State v. Nelson
124 N.E.3d 450
Ohio Ct. App.2018Background
- John Edward Nelson pleaded guilty in 2016 to multiple drug-related felonies (trafficking, attempted aggravated trafficking, and two counts of corrupting another with drugs) and was sentenced to four years of community control with standard and special conditions.
- The sentencing entry warned that revocation of community control could result in specified prison terms totaling 34 months (17 months on four counts, with certain counts run concurrently and others consecutively).
- A special condition prohibited Nelson from having contact with J. Elliott (a known trigger for his alcohol use); his supervising officer also warned him not to associate with her.
- On December 23, 2017, Nelson, while intoxicated, kicked in a door at a residence, was arrested, and later convicted in municipal court of criminal damaging; he admitted in a written statement and at the revocation hearing to contact with Elliott and to drinking.
- The probation officer filed a supervision-violation notice alleging (1) property damage, (2) contact with Elliott in violation of the no-contact order, and (3) disorderly conduct; the trial court found probable cause and held a community-control-violation hearing.

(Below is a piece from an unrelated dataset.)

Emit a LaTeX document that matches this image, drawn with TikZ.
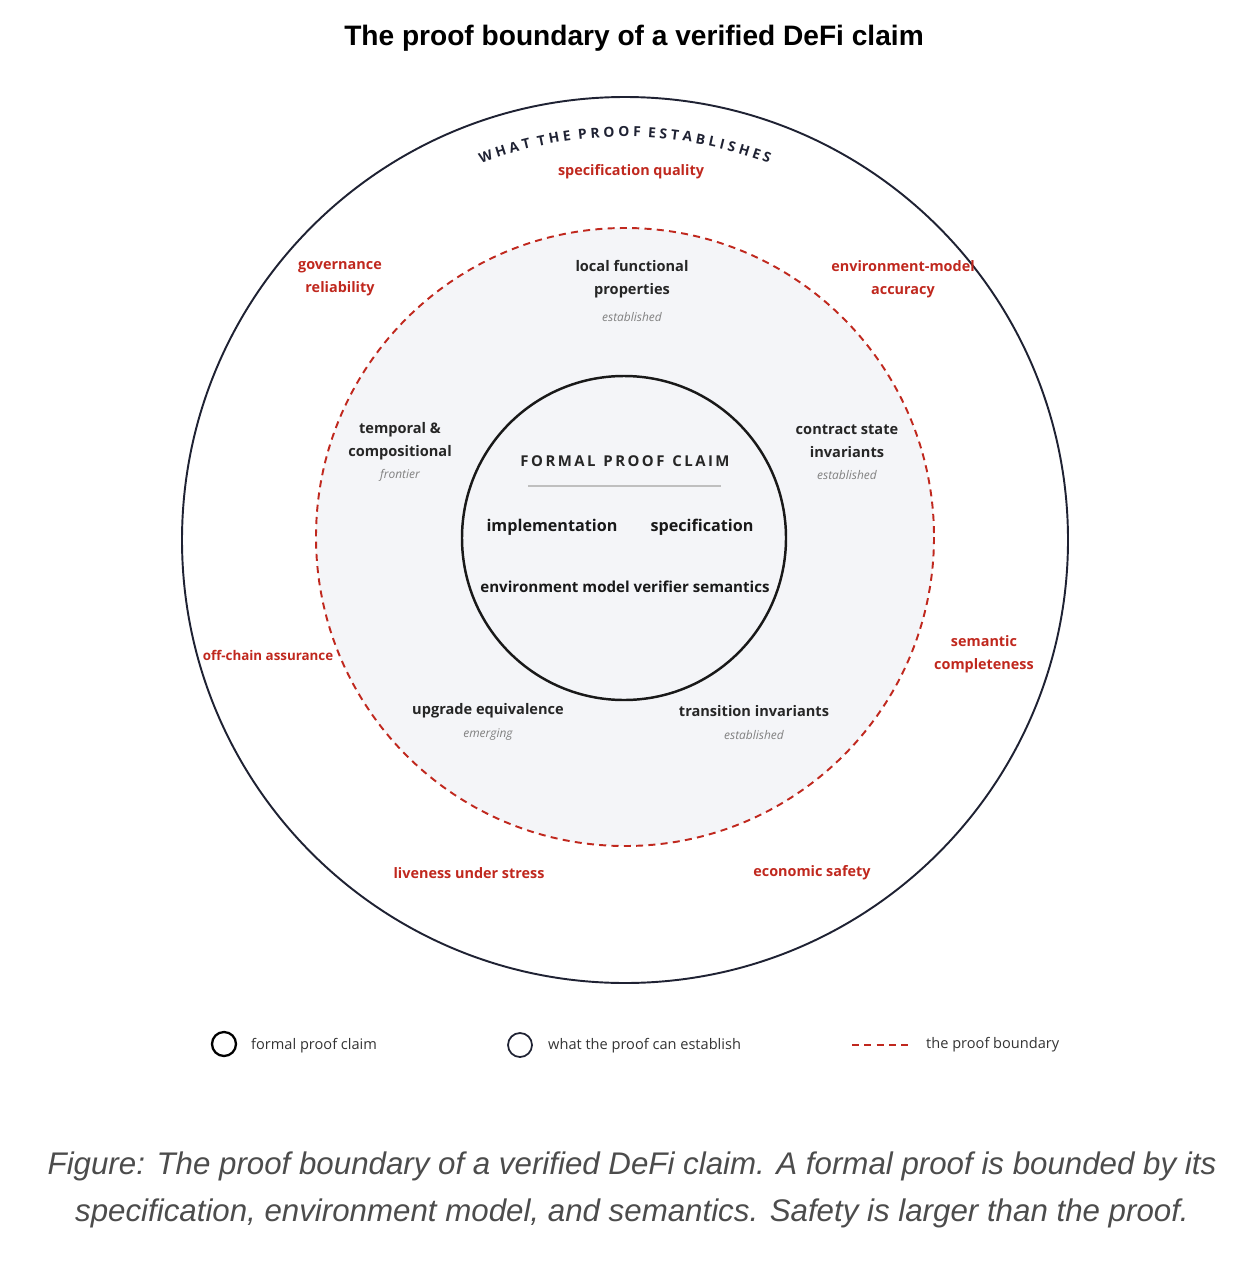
\documentclass[tikz,border=0pt]{standalone}
\usepackage{fontspec}
\setmainfont{Open Sans}
\newfontfamily\arialf{Liberation Sans}
\usetikzlibrary{decorations.text}
\definecolor{boundred}{HTML}{C0281E}
\definecolor{ringnavy}{HTML}{1F2233}
\definecolor{zonefill}{HTML}{F4F5F8}
\tikzset{
  lbl/.style={align=center, font=\fontsize{8.3}{13}\selectfont\bfseries, text=black!85},
  risk/.style={align=center, font=\fontsize{8.2}{13}\selectfont\bfseries, text=boundred},
  status/.style={font=\fontsize{6.8}{8}\selectfont\itshape, text=black!50},
  core/.style={font=\fontsize{9.2}{12}\selectfont\bfseries, text=black!90},
  legend/.style={anchor=west, font=\fontsize{8.3}{10}\selectfont, text=black!80}
}
\begin{document}
\begin{tikzpicture}[x=0.02cm, y=-0.02cm]
    \useasboundingbox (0,0) rectangle (1238,1271);
    % rings
    \draw [ringnavy, line width=1.1pt] (625,540) circle (443);
    \fill [zonefill] (625,537) circle (309);
    \draw [boundred, line width=1.1pt, dash pattern=on 4pt off 3pt] (625,537) circle (309);
    \draw [black!90, line width=1.4pt] (624,538) circle (162);
    \draw [black!25, line width=0.6pt] (528,486) -- (721,486);
    % arc heading
    \path [decorate, decoration={text along path, text align=center,
        text={|\fontsize{7.9}{10}\selectfont\bfseries\color{ringnavy}|W H A T\ \ T H E\ \ P R O O F\ \ E S T A B L I S H E S}}]
        (625,540) ++(200:403) arc [start angle=200, end angle=340, radius=403];
    % title
    \node (title) at (634,38) {\arialf\fontsize{16}{20}\selectfont\bfseries The proof boundary of a verified DeFi claim};
    % core
    \node [font=\fontsize{8.5}{10}\selectfont\bfseries, text=black!85] (claim) at (625,461) {F\,O\,R\,M\,A\,L\ \ P\,R\,O\,O\,F\ \ C\,L\,A\,I\,M};
    \node [core] (impl) at (552,527) {implementation};
    \node [core] (spec) at (702,527) {specification};
    \node [core, font=\fontsize{8.6}{12}\selectfont\bfseries] (env) at (625,587) {environment model verifier semantics};
    % established ring
    \node [lbl] (local) at (632,279) {local functional\\properties};
    \node [status] at (632,317) {established};
    \node [lbl] (contract) at (847,441) {contract state\\invariants};
    \node [status] at (847,475) {established};
    \node [lbl] (temporal) at (400,441) {temporal \&\\compositional};
    \node [status] at (400,475) {frontier};
    \node [lbl] (upgrade) at (488,711) {upgrade equivalence};
    \node [status] at (488,735) {emerging};
    \node [lbl] (transition) at (754,711) {transition invariants};
    \node [status] at (754,735) {established};
    % outside the boundary
    \node [risk] (specq) at (631,172) {specification quality};
    \node [risk] (gov) at (340,279) {governance\\reliability};
    \node [risk] (envacc) at (903,279) {environment-model\\accuracy};
    \node [risk, font=\fontsize{7.6}{13}\selectfont\bfseries] (offchain) at (268,655) {off-chain assurance};
    \node [risk] (semantic) at (984,654) {semantic\\completeness};
    \node [risk] (live) at (469,873) {liveness under stress};
    \node [risk] (econ) at (812,873) {economic safety};
    % legend
    \draw [black, line width=1.3pt] (224,1044) circle (12);
    \node [legend] (lg1) at (245,1046) {formal proof claim};
    \draw [ringnavy, line width=1pt] (520,1045) circle (12);
    \node [legend] (lg2) at (542,1046) {what the proof can establish};
    \draw [boundred, line width=1.2pt, dash pattern=on 4pt off 3pt] (852,1045) -- (913,1045);
    \node [legend] (lg3) at (920,1045) {the proof boundary};
    % caption
    \node [align=center, text=black!70, font=\arialf\fontsize{17.8}{27}\selectfont\itshape] (caption) at (632,1190)
        {Figure: The proof boundary of a verified DeFi claim. A formal proof is bounded by its\\specification, environment model, and semantics. Safety is larger than the proof.};
\end{tikzpicture}
\end{document}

- The trial court revoked community control, found the violations were non-technical, and imposed the full aggregate prison term of 34 months; Nelson appealed arguing the sentence violated R.C. 2929.15(B)(1)(c)(ii)’s post-September 2017 limitations on prison terms for technical or misdemeanor violations.
Issues
| Issue | Plaintiff's Argument (State) | Defendant's Argument (Nelson) | Held |
|---|---|---|---|
| Whether R.C. 2929.15(B)(1)(c)(ii) limited prison exposure after revocation to 180 days because Nelson’s violations were technical or misdemeanors | The violations were non-technical and not merely minor; statute targets single-felony scenarios and doesn’t prohibit "stacking" of multiple felony sentences on revocation | Nelson contends the statute, as amended (2017 H.B. 49), caps prison for technical or misdemeanor violations arising from a community-control term for a 4th-degree felony at 180 days, so his consecutive 34-month sentence is unlawful | Court held the violations were non-technical (special, rehabilitative no-contact condition), R.C. 2929.15(B)(1)(c)(ii) did not apply, and the 34-month sentence was lawful |
Key Cases Cited
- None of the appellee’s cited authorities in the opinion have official reporter citations provided in the opinion; the court relied principally on appellate decisions discussing the meaning of "technical violation," including State v. Cozzone, State v. Mannah, State v. Davis, State v. Cearfoss, State v. Jenkins, and Amburgey v. Ohio Adult Parole Authority, for the proposition that some non-criminal violations (particularly those tailored as substantive rehabilitative conditions) are not "technical." (No official reporter citations were provided in the opinion.)